Differences about strong regulation continue across US and European regulators and industry groups, and dissent about the direction of regulation is easy to find. The New York Times recently cited Neel Kashkari, president of the Federal Reserve Bank of Minneapolis, as saying “The question is not: How do banks perform when the economy is strong? The question is: How do banks perform if there is a major economic downturn? And our analysis at the Minneapolis Fed says that the banks are still too big to fail.” The Minneapolis Fed plan advocates a 15% Leverage Ratio and a 1.2% tax on secured financing.

Every bank professional we speak with has their own opinions that European regulations are convoluted and, aside from the Liquidity Coverage Ratio, have not produced the result that European regulators sought. In a February 2018 Finadium survey report, European banking professionals said that “The LCR was seen as better than the Leverage Ratio due to its lack of penalties for High Quality Liquid Asset (HQLA) transactions, whereas the equal weighting in the Leverage Ratio was viewed negatively. The SFTR, Asset Encumbrance Ratios, and the NSFR all rated about a 2 on our scale of 1 to 5, and Financial Transaction Taxes (FTT) were seen as entirely ineffective.”

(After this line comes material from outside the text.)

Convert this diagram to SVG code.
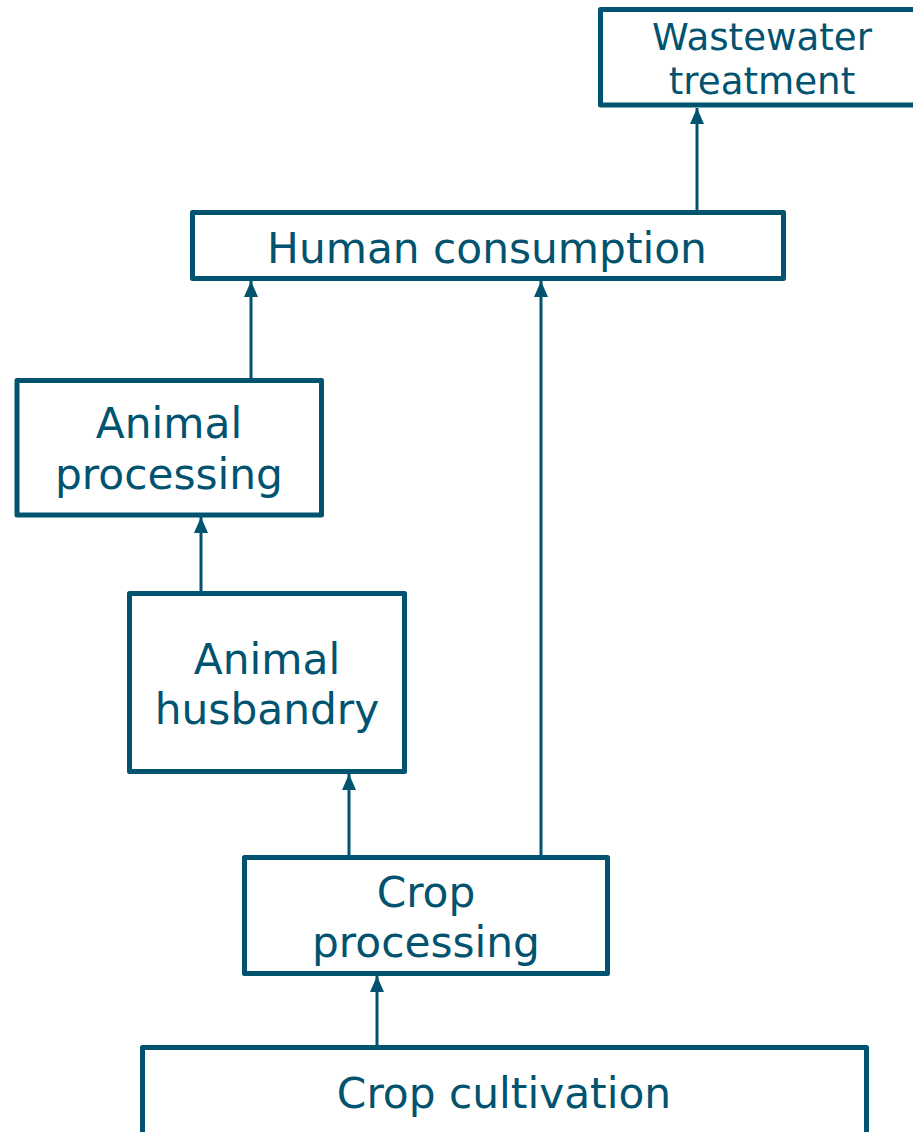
<svg xmlns="http://www.w3.org/2000/svg" width="913" height="1132" viewBox="0 0 913 1132">
<style>
.box{fill:#ffffff;stroke:#02536f;stroke-width:5;stroke-linejoin:round}
.lbl{font-family:"DejaVu Sans","Verdana",sans-serif;font-size:42.3px;fill:#02536f;text-anchor:middle}
.sm{font-size:37.2px}
.con{stroke:#02536f;stroke-width:3;fill:none;marker-end:url(#ah)}
</style>
<defs>
<marker id="ah" markerUnits="userSpaceOnUse" viewBox="0 0 16 14" markerWidth="16" markerHeight="14" refX="16" refY="7" orient="auto">
<path d="M0,0 L16,7 L0,14 z" fill="#02536f"/>
</marker>
</defs>
<rect width="913" height="1132" fill="#ffffff"/>
<g id="connectors">
<line class="con" x1="697" y1="210" x2="697" y2="108"/>
<line class="con" x1="251" y1="378" x2="251" y2="281"/>
<line class="con" x1="541" y1="855" x2="541" y2="281"/>
<line class="con" x1="201" y1="591" x2="201" y2="517"/>
<line class="con" x1="349" y1="855" x2="349" y2="774"/>
<line class="con" x1="377" y1="1045" x2="377" y2="976"/>
</g>
<g id="wastewater">
<rect class="box" x="600.5" y="9.5" width="330" height="95.5"/>
<text class="lbl sm" x="762" y="50">Wastewater</text>
<text class="lbl sm" x="762" y="94">treatment</text>
</g>
<g id="human">
<rect class="box" x="192.5" y="212.5" width="591" height="66"/>
<text class="lbl" x="487" y="263">Human consumption</text>
</g>
<g id="animalproc">
<rect class="box" x="17" y="380.5" width="304.5" height="134.5"/>
<text class="lbl" x="169" y="438">Animal</text>
<text class="lbl" x="169" y="489">processing</text>
</g>
<g id="husbandry">
<rect class="box" x="129.5" y="593.5" width="275" height="178"/>
<text class="lbl" x="267" y="674">Animal</text>
<text class="lbl" x="267" y="724">husbandry</text>
</g>
<g id="cropproc">
<rect class="box" x="244.5" y="857.5" width="363" height="116"/>
<text class="lbl" x="426" y="907">Crop</text>
<text class="lbl" x="426" y="957">processing</text>
</g>
<g id="cultivation">
<rect class="box" x="142.5" y="1047.5" width="724" height="90"/>
<text class="lbl" x="504" y="1108">Crop cultivation</text>
</g>
</svg>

We don’t see a global solution soon to the question of what makes strong regulation and hence a safe bank. Basel III made great progress but still was not able to be all things to all banks and regulators around the world, leading to hundreds of exceptions and adjustments. When regulators trust each other, they can safely regulate banks in each other’s jurisdictions under the concept of equivalency. In that case, strong regulation can be defined differently but all agree that the home country’s definition means something. A decaying of trust and confidence, reflected in both the political and regulatory spheres, suggests a greater likelihood of financial zones of activity where banks must meet local definitions of strong regulation regardless of their home regulators’ opinions.